Today I attended the penultimate workshop in the CHASE Arts and Humanities in the Digital Age programme, which was on the topic of databases and led by Sharon Webb from the University of Sussex. Like the other workshops in the series it partly consolidated my existing knowledge and partly taught me new things – in particular, it differed from previous database training I have attended in that it was focused more on the principles behind database design rather than the practicalities of creating a database using specific software.
Sharon started by talking about use of data in the Humanities more generally, taking a chronological approach from the 1940s(!) onwards. This was especially pertinent for me at the moment as I am in the process of writing a literature review on data use in the Humanities, and Sharon signposted some interesting research by Roberto Busa and Manfred Thaller that I will follow up. I particularly liked the way that Sharon referred to the ‘Problem Domain’ of a Digital Humanities project being the Humanities and the ‘Solution Domain’ as Computer Science. This really crystallises the relationship between the two disciplines and highlights that the purpose of applying technology to a Humanities project is in order to facilitate the answering of a research question, rather than ‘just because we can’.
We then discussed the process of requirements analysis – the various factors that need to be taken into account before a database can be designed. These include the process model to be used during the implementation phase (examples included the waterfall model vs. the agile model), balancing user and stakeholder needs, and how the data should be modelled. This was particularly interesting to me as while I am familiar with aspects of the data-based approach (storing different pieces of data in e.g. a database, with no reference to the original document) and the document-based approach (preserving the original document but enhancing it with e.g. TEI to provide structure and semantics), I had not realised that these were formalised concepts and that either or both could have a role to play, depending on the end goals of the project. Most of my work has involved extracting entities and concepts and organising them into some kind of structure, but I can see that in other instances it would be important to retain the document as a whole as it provides important context and allows analysis of the phrasing surrounding particular concepts, which would have been lost if the concepts were simply extracted and standardised.
Finally, we arrived at the subject of databases. Rather than starting from the tabular structure, Sharon took us through the various steps of creating an entity-relationship diagram. This involves identifying all the entities in your data (e.g. people, places, organisations), and visualising their attributes (the pieces of information you have about each entity) and relationships with each other. This includes establishing whether the relationship is ‘one-to-one’, ‘one-to-many’ or ‘many-to-many’ – if the relationship is ‘many-to-many’, you will need to create one table for each entity to contain the attributes you have identified, and then a third ‘linking’ table containing the ID numbers of the particular instances of each entity that you want to link.
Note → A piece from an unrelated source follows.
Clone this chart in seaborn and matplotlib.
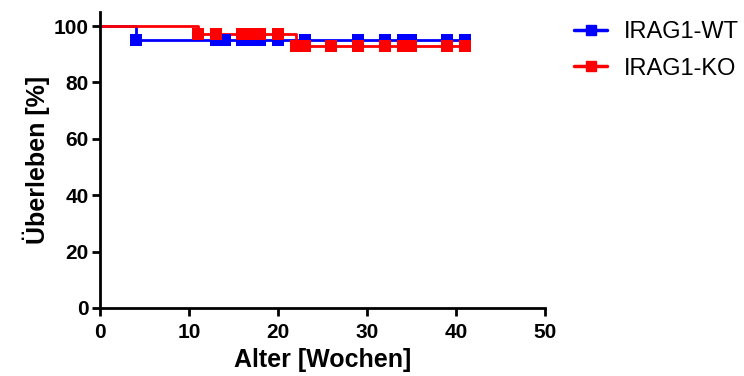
import numpy as np
import pandas as pd
import matplotlib
matplotlib.use("Agg")
import matplotlib.pyplot as plt
import seaborn as sns

# Kaplan-Meier step curves (weeks, survival %)
wt_time = [0, 4, 41]
wt_surv = [100, 95, 95]
ko_time = [0, 11, 22, 41]
ko_surv = [100, 97.1, 93.0, 93.0]

# censored / marked time points
wt_marks = [4, 13, 14, 16, 17, 18, 20, 23, 29, 32, 34, 35, 39, 41]
ko_marks = [11, 13, 16, 17, 18, 20, 22, 23, 26, 29, 32, 34, 35, 39, 41]

groups = ["IRAG1-WT", "IRAG1-KO"]
colors = {"IRAG1-WT": "#0000ff", "IRAG1-KO": "#ff0000"}


def surv_at(times, surv, t):
    idx = np.searchsorted(times, t, side="right") - 1
    return np.array(surv)[idx]


curves = pd.concat([
    pd.DataFrame({"time": wt_time, "surv": wt_surv, "group": "IRAG1-WT"}),
    pd.DataFrame({"time": ko_time, "surv": ko_surv, "group": "IRAG1-KO"}),
])
marks = pd.concat([
    pd.DataFrame({"time": wt_marks, "surv": surv_at(wt_time, wt_surv, wt_marks), "group": "IRAG1-WT"}),
    pd.DataFrame({"time": ko_marks, "surv": surv_at(ko_time, ko_surv, ko_marks), "group": "IRAG1-KO"}),
])

sns.set_style("ticks")
plt.rcParams["font.family"] = ["Liberation Sans", "DejaVu Sans"]
plt.rcParams["text.color"] = "black"
plt.rcParams["axes.labelcolor"] = "black"
plt.rcParams["xtick.color"] = "black"
plt.rcParams["ytick.color"] = "black"

fig = plt.figure(figsize=(7.44, 3.76), dpi=100)
ax = fig.add_axes([0.1344, 0.181, 0.598, 0.787])

for g in groups:
    c = curves[curves.group == g]
    m = marks[marks.group == g]
    sns.lineplot(x=c["time"], y=c["surv"], ax=ax, color=colors[g], lw=2,
                 drawstyle="steps-post", legend=False)
    sns.scatterplot(x=m["time"], y=m["surv"], ax=ax, color=colors[g], marker="s",
                    s=80, linewidth=0, legend=False, zorder=3)

handles = [plt.Line2D([], [], color=colors[g], lw=2.5, marker="s", markersize=7) for g in groups]
ax.legend(handles, groups, loc="upper left", bbox_to_anchor=(574 / 744, 1 - 21 / 376),
          bbox_transform=fig.transFigure, frameon=False, fontsize=17,
          handlelength=1.4, handletextpad=0.7, labelspacing=0.62,
          borderpad=0, borderaxespad=0)

ax.set_xlim(0, 50)
ax.set_ylim(0, 105)
ax.set_xticks(range(0, 51, 10))
ax.set_yticks(range(0, 101, 20))
ax.set_xlabel("Alter [Wochen]", fontsize=18, fontweight="bold", labelpad=4)
ax.set_ylabel("Überleben [%]", fontsize=18, fontweight="bold", labelpad=3)
ax.tick_params(labelsize=15, width=2, length=6)
ax.tick_params(axis="x", pad=5)
ax.tick_params(axis="y", pad=2)
for lab in ax.get_xticklabels() + ax.get_yticklabels():
    lab.set_fontweight("bold")
for s in ["left", "bottom"]:
    ax.spines[s].set_linewidth(2)
    ax.spines[s].set_color("black")
sns.despine(ax=ax)

fig.savefig("out.png", dpi=100)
I had not previously used this method for creating databases, but it makes a lot of sense and helps you to think about the overarching picture, as well as whether the data structure will provide you with what you need before the database is even populated. However (rather predictably), part of me did also think that if you have a complex entity-relationship diagram, then Linked Data might be a better way of structuring that information rather than shoehorning it into a relational database structure. Obviously as a Linked Data advocate this is exactly what I would think – part of my future research will involve exploring these other methods and seeing what advantages a Linked Data approach might have, on balance with the effort involved to produce the infrastructures and interface required to make the resulting resource usable.
Generally, I found this to be a really interesting workshop as well as an effective approach to teaching about databases. There was clearly no scope in an already-packed day for discussing the advantages and disadvantages of databases over other data structures (e.g. Linked Data), but it certainly gave me a lot to think about for my own research. I will need to think about the advantages of each approach to structuring data, to see what advantages different approaches have in common, and to ascertain which might work best in different contexts. At the moment, it seems to me that Linked Data shares all of the advantages of a relational database in terms of connecting entities and describing their relationships, but has so much more than this, particularly in terms of linking to external resources and ontologies. It also transcends the more rigid structures of a relational database, making it potentially more futureproof, as well as platform-agnostic. However, I also understand that this is probably quite a blinkered way of looking at things and that I will need to question these views by investigating these other approaches in order to reach more robust conclusions than ‘I think this makes sense’.
Thank you to Sharon Webb for leading the workshop, and to the Arts and Humanities in the Digital Age team for organising – it has certainly given me some food for thought!